## Data shown
----

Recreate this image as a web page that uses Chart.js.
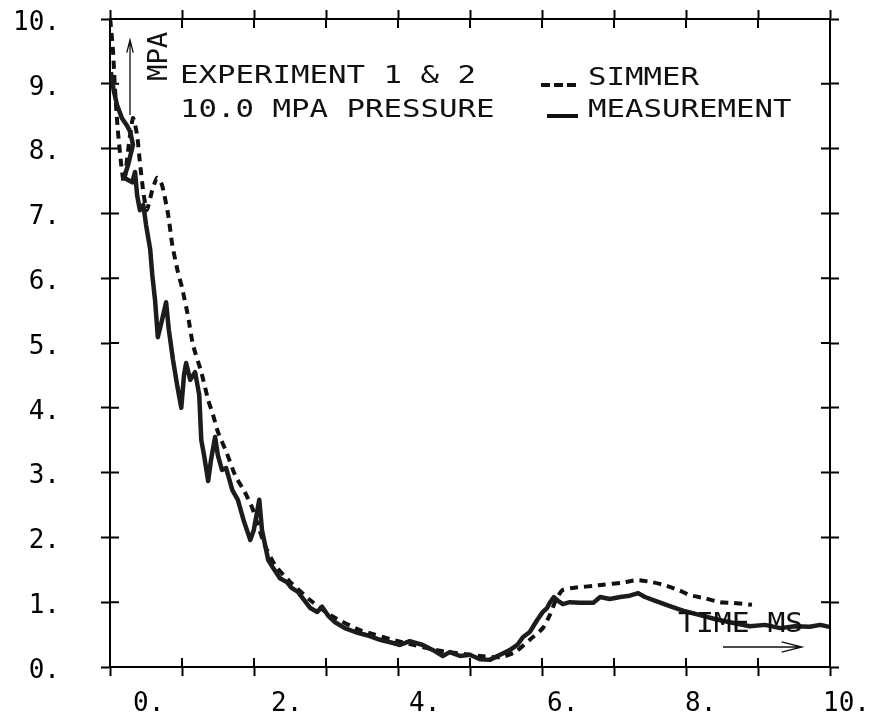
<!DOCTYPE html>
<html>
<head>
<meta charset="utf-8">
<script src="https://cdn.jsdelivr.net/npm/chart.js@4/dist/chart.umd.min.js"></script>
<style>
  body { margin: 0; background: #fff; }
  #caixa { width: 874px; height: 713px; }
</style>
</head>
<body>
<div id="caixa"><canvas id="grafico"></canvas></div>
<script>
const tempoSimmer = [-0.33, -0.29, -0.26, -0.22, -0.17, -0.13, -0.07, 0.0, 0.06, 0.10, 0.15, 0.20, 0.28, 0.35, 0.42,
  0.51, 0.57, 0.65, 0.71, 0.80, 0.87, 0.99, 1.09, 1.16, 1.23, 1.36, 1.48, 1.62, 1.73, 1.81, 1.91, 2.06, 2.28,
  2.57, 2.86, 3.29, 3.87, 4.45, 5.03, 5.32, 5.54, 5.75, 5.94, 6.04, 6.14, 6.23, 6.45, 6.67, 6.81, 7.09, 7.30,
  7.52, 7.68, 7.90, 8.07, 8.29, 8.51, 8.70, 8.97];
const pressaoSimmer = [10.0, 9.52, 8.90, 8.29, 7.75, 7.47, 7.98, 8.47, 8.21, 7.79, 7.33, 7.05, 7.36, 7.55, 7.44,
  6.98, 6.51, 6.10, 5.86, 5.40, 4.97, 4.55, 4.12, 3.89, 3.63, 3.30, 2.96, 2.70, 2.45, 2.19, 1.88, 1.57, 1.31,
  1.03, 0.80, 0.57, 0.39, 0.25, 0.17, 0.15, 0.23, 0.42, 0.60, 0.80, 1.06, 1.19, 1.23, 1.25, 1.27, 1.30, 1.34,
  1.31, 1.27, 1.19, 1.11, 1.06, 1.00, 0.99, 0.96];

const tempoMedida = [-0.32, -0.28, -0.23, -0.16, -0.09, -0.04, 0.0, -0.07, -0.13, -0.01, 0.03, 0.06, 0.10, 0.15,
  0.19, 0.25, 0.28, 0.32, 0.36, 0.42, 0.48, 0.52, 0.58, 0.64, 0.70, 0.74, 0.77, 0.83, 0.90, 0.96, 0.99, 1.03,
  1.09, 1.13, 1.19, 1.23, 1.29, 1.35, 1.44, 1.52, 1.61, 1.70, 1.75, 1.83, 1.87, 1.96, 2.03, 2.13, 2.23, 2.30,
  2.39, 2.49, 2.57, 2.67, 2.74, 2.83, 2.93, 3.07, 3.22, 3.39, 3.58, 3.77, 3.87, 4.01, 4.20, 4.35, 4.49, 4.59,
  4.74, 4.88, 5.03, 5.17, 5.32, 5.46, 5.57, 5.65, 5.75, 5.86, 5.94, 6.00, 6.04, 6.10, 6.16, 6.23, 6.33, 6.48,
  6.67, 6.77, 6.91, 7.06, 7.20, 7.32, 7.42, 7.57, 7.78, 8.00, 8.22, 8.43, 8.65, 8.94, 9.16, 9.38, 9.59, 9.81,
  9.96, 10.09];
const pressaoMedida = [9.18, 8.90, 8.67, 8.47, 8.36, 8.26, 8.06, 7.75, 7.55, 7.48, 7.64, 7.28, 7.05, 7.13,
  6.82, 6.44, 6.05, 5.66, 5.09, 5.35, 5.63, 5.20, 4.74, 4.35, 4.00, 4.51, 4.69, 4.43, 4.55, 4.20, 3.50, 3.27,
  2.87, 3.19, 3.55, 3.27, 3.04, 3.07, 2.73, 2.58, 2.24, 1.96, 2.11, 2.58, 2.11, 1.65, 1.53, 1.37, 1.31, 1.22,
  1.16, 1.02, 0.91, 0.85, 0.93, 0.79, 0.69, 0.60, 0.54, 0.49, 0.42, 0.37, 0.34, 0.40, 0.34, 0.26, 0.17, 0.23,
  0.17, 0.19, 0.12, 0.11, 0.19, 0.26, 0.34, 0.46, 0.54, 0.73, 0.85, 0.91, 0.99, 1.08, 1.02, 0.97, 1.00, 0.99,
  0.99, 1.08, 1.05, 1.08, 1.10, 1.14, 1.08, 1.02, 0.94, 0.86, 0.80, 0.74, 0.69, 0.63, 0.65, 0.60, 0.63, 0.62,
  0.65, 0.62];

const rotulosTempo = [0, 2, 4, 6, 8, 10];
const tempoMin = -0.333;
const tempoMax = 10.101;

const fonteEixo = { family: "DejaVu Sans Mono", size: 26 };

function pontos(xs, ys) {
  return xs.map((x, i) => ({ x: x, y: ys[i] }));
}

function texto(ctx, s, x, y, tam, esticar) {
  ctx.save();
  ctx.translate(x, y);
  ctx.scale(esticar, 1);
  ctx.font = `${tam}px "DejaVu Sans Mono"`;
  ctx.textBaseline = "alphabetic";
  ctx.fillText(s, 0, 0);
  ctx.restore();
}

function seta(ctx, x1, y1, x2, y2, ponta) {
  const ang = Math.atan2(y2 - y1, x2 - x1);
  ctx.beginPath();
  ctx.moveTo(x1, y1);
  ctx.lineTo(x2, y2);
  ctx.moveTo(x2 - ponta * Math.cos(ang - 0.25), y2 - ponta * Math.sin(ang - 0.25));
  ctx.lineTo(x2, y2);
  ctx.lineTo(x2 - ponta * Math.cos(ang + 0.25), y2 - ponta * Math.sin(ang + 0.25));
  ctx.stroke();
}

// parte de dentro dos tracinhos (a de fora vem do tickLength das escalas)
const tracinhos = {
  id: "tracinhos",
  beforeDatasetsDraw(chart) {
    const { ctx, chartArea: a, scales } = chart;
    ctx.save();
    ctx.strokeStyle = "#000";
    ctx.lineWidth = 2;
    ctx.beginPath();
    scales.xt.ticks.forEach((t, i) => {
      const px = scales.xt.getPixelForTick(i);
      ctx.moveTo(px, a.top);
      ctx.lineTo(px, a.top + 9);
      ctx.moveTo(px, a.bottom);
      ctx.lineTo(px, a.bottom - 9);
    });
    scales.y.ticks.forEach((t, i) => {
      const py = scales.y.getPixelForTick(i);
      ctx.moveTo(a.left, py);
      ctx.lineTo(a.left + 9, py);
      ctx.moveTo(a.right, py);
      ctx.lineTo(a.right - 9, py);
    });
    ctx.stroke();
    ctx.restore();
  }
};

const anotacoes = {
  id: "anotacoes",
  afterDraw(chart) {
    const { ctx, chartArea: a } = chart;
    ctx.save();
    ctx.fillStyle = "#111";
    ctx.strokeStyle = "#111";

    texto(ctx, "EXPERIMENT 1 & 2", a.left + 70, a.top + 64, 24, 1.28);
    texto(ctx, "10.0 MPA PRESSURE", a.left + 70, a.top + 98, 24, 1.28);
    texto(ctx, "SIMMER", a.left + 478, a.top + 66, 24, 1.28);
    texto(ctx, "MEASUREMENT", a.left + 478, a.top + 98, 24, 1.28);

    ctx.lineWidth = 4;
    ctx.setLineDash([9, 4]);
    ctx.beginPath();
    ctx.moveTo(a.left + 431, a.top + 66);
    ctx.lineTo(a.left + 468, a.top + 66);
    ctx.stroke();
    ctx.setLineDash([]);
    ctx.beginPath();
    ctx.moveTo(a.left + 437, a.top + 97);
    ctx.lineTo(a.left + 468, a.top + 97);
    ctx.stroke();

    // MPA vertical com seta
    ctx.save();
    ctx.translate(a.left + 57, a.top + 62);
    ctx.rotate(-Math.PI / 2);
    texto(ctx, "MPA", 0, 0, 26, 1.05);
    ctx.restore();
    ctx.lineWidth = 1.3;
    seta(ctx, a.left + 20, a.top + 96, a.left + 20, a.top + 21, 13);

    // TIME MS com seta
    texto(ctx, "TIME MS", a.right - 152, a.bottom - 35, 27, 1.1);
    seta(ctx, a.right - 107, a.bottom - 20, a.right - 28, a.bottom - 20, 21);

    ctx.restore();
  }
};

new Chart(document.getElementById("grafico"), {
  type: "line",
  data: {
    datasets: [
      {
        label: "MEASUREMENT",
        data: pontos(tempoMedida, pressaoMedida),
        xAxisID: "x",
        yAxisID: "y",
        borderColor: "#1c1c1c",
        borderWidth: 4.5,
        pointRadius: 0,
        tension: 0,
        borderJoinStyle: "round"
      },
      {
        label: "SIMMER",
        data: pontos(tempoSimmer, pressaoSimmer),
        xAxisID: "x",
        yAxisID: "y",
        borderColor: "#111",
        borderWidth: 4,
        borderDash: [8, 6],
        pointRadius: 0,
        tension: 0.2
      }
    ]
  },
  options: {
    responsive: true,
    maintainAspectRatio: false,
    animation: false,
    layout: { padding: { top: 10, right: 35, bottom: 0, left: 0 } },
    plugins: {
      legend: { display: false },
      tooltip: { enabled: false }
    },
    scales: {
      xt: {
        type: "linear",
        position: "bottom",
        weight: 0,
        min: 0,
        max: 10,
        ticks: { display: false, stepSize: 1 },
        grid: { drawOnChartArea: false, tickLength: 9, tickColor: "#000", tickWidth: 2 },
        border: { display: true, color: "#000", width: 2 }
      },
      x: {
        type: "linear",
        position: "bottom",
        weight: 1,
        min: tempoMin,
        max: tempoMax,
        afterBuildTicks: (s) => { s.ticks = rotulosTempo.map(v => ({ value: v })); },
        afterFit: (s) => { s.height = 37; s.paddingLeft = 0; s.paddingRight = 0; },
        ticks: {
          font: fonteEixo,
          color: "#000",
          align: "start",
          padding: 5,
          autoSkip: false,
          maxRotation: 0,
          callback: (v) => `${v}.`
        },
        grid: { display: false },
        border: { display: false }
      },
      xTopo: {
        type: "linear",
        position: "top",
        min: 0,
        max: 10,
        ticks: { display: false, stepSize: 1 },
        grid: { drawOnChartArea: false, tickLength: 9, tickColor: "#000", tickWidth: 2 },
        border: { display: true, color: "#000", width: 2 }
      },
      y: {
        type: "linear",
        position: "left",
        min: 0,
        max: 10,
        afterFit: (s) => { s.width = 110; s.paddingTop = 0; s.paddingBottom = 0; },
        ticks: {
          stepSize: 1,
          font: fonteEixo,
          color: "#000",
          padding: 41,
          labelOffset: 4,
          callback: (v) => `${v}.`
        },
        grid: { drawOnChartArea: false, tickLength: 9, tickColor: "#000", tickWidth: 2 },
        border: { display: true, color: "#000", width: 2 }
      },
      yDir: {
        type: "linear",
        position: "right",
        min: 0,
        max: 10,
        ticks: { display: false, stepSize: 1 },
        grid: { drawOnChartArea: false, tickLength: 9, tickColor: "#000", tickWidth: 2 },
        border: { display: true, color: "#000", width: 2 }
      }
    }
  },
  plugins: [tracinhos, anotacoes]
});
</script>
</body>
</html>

----

## Task instructions
Reproduce the material above exactly, first line through the line that contains "1.31, 1.27, 1.19, 1.11, 1.06, 1.00, 0.99, 0.96];", minus the pictures.

## Exercise result
Recreate this image as a web page that uses Chart.js.
<!DOCTYPE html>
<html>
<head>
<meta charset="utf-8">
<script src="https://cdn.jsdelivr.net/npm/chart.js@4/dist/chart.umd.min.js"></script>
<style>
  body { margin: 0; background: #fff; }
  #caixa { width: 874px; height: 713px; }
</style>
</head>
<body>
<div id="caixa"><canvas id="grafico"></canvas></div>
<script>
const tempoSimmer = [-0.33, -0.29, -0.26, -0.22, -0.17, -0.13, -0.07, 0.0, 0.06, 0.10, 0.15, 0.20, 0.28, 0.35, 0.42,
  0.51, 0.57, 0.65, 0.71, 0.80, 0.87, 0.99, 1.09, 1.16, 1.23, 1.36, 1.48, 1.62, 1.73, 1.81, 1.91, 2.06, 2.28,
  2.57, 2.86, 3.29, 3.87, 4.45, 5.03, 5.32, 5.54, 5.75, 5.94, 6.04, 6.14, 6.23, 6.45, 6.67, 6.81, 7.09, 7.30,
  7.52, 7.68, 7.90, 8.07, 8.29, 8.51, 8.70, 8.97];
const pressaoSimmer = [10.0, 9.52, 8.90, 8.29, 7.75, 7.47, 7.98, 8.47, 8.21, 7.79, 7.33, 7.05, 7.36, 7.55, 7.44,
  6.98, 6.51, 6.10, 5.86, 5.40, 4.97, 4.55, 4.12, 3.89, 3.63, 3.30, 2.96, 2.70, 2.45, 2.19, 1.88, 1.57, 1.31,
  1.03, 0.80, 0.57, 0.39, 0.25, 0.17, 0.15, 0.23, 0.42, 0.60, 0.80, 1.06, 1.19, 1.23, 1.25, 1.27, 1.30, 1.34,
  1.31, 1.27, 1.19, 1.11, 1.06, 1.00, 0.99, 0.96];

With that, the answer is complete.